More patients and clinicians show interest in using nutritional and dietary methods to combat rheumatic conditions, but training and evidence-based information, while growing, remains lacking.
The session What’s Food Got to Do with It: Food, Fasting and Supplements in Rheumatic Disease will feature experts in these areas sharing the latest information about the roles of intermittent fasting, diet guidelines for autoimmune patients, and beneficial supplements and herbs. The first airing, complete with a live question-and-answer period, will take place from 10 – 10:45 a.m. EST Sunday, Nov. 8, and registered attendees can watch a replay on demand through Wednesday, March 11.
Clinicians need knowledge in this area because patients will come to them with questions and interest in these treatments, said Neha Shah, MD, Stanford University. Patients want additional things that they can do to help their autoimmune process besides prescription medications.
“Offering patients something that they can do themselves—whether it’s adjusting their diet, meditating, or taking some supplements—that empowerment that you give to patients is something that can’t necessarily be measured, but certainly can have a major impact on a patient’s outcome and quality of life,” Dr. Shah said.
During the opening presentation, Valter Longo, MD, University of Southern California –Leonard Davis School of Gerontology, Los Angeles, will detail the possible anti-inflammatory and regenerative impact of fasting for patients with autoimmune diseases.

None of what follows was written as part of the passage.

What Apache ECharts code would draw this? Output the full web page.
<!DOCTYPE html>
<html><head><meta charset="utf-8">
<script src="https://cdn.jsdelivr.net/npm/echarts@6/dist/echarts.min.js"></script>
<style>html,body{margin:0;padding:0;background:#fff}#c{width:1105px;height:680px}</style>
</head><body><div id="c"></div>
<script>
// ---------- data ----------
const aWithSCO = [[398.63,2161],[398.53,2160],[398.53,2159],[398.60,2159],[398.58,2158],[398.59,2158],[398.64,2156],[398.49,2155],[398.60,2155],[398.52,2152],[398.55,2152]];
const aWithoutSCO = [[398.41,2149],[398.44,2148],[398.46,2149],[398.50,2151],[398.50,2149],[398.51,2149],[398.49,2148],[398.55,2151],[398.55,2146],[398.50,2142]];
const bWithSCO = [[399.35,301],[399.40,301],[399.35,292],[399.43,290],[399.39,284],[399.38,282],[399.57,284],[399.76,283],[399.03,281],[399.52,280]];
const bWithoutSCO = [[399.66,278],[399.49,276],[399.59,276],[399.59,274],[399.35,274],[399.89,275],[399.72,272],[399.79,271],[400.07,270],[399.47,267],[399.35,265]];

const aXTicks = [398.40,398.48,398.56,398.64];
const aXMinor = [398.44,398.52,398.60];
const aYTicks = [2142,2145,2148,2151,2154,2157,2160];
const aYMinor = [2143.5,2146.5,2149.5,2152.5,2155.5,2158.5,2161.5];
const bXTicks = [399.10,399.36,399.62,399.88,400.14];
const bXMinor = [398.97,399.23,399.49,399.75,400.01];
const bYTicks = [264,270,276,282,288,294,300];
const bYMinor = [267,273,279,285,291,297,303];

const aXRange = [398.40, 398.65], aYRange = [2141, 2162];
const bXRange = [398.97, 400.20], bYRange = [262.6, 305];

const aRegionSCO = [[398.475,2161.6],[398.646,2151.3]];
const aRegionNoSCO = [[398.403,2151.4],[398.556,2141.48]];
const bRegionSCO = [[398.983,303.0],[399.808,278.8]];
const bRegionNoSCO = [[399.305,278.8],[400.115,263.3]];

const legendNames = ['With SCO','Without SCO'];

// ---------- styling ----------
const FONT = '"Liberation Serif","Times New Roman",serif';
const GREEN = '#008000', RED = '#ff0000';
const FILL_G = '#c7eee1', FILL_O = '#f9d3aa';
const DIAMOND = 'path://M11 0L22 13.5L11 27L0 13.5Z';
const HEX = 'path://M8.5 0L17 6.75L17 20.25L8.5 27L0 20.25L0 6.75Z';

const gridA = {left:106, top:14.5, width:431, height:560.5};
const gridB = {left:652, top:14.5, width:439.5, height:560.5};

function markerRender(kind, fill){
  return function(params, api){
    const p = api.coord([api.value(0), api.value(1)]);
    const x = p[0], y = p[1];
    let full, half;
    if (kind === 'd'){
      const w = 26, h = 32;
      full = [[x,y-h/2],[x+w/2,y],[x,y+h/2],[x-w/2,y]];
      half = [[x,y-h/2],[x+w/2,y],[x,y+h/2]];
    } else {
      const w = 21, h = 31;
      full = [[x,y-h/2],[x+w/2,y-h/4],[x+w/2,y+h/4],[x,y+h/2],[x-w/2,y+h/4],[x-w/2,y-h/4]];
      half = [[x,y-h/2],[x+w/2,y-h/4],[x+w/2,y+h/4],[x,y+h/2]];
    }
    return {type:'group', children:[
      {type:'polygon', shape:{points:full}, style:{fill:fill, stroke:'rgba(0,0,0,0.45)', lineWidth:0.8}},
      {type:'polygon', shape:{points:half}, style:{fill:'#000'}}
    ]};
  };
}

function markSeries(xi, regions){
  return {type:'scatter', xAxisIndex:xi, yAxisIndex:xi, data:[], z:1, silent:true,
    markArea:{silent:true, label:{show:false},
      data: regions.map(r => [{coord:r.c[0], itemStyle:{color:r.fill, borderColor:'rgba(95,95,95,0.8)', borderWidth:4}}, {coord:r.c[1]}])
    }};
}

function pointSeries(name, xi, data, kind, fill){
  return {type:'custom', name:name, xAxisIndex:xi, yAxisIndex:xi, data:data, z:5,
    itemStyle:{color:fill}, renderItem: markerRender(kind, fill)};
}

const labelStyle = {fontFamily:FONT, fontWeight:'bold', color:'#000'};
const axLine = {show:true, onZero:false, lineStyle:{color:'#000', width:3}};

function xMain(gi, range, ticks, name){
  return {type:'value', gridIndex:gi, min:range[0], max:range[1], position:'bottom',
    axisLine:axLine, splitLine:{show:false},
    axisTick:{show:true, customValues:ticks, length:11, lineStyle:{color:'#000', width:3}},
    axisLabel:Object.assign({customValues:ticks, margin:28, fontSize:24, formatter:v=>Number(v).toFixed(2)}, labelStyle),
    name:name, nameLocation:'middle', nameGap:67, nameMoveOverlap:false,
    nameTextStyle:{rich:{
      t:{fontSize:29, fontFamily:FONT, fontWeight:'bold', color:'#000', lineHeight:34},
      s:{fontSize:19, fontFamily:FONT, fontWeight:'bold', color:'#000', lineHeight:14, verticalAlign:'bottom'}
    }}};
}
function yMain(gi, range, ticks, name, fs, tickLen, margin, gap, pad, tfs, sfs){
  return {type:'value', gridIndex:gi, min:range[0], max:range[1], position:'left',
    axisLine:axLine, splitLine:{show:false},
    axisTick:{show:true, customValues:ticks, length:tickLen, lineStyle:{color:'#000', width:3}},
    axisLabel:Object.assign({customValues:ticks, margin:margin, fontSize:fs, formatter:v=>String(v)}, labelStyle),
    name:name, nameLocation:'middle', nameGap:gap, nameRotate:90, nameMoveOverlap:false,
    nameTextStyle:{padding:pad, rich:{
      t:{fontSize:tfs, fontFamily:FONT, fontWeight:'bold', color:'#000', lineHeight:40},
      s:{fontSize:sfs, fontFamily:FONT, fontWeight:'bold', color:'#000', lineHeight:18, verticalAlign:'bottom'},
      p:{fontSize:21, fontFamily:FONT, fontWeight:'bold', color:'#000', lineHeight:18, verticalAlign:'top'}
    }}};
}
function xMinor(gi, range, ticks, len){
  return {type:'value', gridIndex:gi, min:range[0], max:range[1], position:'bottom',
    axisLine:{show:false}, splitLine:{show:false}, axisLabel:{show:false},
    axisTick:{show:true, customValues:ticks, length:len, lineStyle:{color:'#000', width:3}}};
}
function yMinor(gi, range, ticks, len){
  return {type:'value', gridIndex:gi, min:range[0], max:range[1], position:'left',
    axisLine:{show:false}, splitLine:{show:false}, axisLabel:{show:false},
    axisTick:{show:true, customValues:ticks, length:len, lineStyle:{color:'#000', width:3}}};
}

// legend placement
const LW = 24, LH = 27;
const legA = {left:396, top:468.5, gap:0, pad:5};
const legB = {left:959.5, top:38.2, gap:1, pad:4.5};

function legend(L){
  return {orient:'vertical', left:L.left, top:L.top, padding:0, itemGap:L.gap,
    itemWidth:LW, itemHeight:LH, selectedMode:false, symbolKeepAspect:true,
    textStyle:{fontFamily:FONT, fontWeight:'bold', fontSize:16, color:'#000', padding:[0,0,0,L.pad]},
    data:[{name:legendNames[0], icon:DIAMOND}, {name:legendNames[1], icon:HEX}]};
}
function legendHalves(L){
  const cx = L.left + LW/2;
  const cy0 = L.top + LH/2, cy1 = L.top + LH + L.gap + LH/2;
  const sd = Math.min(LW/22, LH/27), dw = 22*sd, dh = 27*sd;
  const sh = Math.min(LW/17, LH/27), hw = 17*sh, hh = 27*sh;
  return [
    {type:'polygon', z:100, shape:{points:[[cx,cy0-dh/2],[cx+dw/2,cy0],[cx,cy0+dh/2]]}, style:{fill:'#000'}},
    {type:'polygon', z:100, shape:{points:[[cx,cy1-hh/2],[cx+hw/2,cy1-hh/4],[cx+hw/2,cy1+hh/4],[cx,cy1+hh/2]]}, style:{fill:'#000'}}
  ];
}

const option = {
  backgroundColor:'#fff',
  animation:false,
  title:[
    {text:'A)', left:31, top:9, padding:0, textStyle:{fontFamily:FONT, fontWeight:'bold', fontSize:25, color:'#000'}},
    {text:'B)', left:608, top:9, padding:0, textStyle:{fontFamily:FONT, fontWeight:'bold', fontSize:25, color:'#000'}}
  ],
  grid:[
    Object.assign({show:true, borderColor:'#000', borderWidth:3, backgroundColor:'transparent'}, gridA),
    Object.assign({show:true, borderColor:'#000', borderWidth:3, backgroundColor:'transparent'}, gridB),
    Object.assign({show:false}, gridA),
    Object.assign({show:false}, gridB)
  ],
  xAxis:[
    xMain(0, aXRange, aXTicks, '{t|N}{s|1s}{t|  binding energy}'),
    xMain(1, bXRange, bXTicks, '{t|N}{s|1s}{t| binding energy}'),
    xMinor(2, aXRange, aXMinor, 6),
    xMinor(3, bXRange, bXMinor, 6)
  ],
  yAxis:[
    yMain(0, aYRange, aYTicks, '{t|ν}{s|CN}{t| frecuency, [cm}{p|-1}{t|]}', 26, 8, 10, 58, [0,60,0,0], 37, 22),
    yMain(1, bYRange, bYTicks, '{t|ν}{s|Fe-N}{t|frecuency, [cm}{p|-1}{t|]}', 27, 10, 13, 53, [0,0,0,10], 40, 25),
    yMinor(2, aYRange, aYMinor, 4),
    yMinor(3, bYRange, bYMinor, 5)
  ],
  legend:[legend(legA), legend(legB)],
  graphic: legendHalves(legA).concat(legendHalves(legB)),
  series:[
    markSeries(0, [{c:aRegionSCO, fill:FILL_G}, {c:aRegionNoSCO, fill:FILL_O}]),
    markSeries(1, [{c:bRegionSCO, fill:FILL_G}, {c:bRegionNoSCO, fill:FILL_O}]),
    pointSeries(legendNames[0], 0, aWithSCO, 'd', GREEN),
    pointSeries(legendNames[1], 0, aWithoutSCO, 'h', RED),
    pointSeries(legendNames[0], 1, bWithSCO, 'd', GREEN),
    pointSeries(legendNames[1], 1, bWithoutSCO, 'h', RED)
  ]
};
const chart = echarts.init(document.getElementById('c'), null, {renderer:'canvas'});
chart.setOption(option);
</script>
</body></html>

Sara Tedeschi, MD, MPH, Brigham & Women’s Hospital, will follow Dr. Longo and review what is known about the effects of diet on rheumatic disease risk and disease activity.

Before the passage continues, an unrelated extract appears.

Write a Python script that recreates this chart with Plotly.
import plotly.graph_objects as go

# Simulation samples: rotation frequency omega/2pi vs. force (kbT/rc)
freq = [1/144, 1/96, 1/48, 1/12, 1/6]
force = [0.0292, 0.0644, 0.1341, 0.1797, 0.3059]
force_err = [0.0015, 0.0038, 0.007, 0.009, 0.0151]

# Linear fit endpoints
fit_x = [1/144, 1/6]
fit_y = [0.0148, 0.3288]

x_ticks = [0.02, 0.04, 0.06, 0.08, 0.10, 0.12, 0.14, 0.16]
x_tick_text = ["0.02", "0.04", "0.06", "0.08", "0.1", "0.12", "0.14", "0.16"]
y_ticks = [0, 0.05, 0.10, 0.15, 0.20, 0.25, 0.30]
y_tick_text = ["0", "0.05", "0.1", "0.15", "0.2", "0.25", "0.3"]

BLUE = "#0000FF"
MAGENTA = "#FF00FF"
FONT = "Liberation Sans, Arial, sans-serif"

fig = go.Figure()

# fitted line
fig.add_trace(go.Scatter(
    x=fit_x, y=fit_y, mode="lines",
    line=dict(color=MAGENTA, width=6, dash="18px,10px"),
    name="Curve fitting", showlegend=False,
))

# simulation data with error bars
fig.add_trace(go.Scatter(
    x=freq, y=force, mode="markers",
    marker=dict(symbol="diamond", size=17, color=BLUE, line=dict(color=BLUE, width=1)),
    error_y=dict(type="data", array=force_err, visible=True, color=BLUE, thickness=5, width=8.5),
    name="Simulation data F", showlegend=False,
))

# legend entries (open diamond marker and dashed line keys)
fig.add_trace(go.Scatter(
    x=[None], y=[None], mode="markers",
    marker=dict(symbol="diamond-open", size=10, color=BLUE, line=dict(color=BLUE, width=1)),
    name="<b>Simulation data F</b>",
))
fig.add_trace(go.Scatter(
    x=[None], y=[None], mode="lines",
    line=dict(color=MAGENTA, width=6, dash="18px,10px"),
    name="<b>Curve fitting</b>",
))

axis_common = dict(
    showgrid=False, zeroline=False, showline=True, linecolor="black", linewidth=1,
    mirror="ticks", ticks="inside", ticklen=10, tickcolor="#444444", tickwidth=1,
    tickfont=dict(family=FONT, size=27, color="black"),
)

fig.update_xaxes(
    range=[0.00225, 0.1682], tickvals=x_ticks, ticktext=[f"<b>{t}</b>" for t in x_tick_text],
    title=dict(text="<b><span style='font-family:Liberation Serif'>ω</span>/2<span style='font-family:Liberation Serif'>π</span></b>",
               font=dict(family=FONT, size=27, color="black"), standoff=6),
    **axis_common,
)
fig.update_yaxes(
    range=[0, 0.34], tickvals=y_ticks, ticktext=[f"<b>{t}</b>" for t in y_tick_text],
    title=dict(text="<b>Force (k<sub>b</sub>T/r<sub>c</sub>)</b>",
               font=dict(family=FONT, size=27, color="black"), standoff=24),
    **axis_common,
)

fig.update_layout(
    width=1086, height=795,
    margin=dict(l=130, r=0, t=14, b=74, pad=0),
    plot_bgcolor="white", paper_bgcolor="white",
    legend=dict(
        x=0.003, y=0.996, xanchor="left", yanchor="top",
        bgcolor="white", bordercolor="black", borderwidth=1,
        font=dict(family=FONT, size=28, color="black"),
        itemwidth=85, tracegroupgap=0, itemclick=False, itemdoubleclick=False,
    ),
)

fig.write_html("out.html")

“Randomized controlled trials are the cleanest way to study diet’s impact among patients with RA or SLE because diet is so complex—it’s intertwined with our personal and cultural beliefs, socioeconomic status, access to food, medication use, and body mass index,” Dr. Tedeschi said. “Despite the amount of patient interest, only a few types of diets have been studied in RCTs in rheumatic disease including Mediterranean and vegan diets. When we think about the risk of developing RA or SLE, large prospective cohort studies provide a great way to study the association between dietary patterns and future development of rheumatic disease.”
Dr. Longo and colleagues have about 30 clinical trials going looking into disease states such as multiple sclerosis, cancer and
“In the case of autoimmunity, we’ve shown in mice that the starvation seems to trigger the death of autoimmune cells somewhat preferentially, and then in a coordinated manner trigger the activation of progenitor cells or STEM cells, leading to the replacement of the damaged cells with new ones and at the same time removing the inflammatory process that may have damaged the tissues in the first place,” Dr. Longo said.
Autoimmunity trials involving a fasting-mimicking diet of low protein, low sugar, and high fat show the most promise, Dr. Longo said. One reason is likely improved adherence to the plan. The fasting-mimicking period would be for 5-7 days only six times a year.
“From the point of view of rheumatologists that may be thinking about applying it in the clinic, it’s very difficult to get somebody to not eat every other day or not eat twice a week,” Dr. Longo said. “In the longterm, it is close to impossible to get people to do this on a continuing basis.”
Dr. Shah will discuss the evidence for meditation, yoga, acupuncture, and other complementary approaches in addition to reviewing herbs from the Ayurvedic system of medicine, a 1000-year-old traditional practice from the Indian subcontinent encompassing a total approach to health and wellness.
“I’m the first to say that I prescribe [traditional medications], but often with trepidations,” Dr. Shah said. “So having something else in the armamentarium, in the toolbox, is fantastic. And even more than the supplements, I think, dietary interventions are even safer and my first go-to, actually.”
Complementary medicines and herbs can offer additional benefit without a long list of side effects based on early in vitro and in vivo data, Dr. Shah noted. And many allopathic medicines have their roots in herbal medicines.
“The way we study drugs in modern times is somewhat limited when you’re trying to understand how these work from an Ayurvedic perspective, because no treatment is given in a silo in that tradition. It’s usually given as part of a larger practice,” said Dr. Shah, who completed a fellowship in integrative medicine at the University of Arizona and has practiced integrative rheumatology for several years.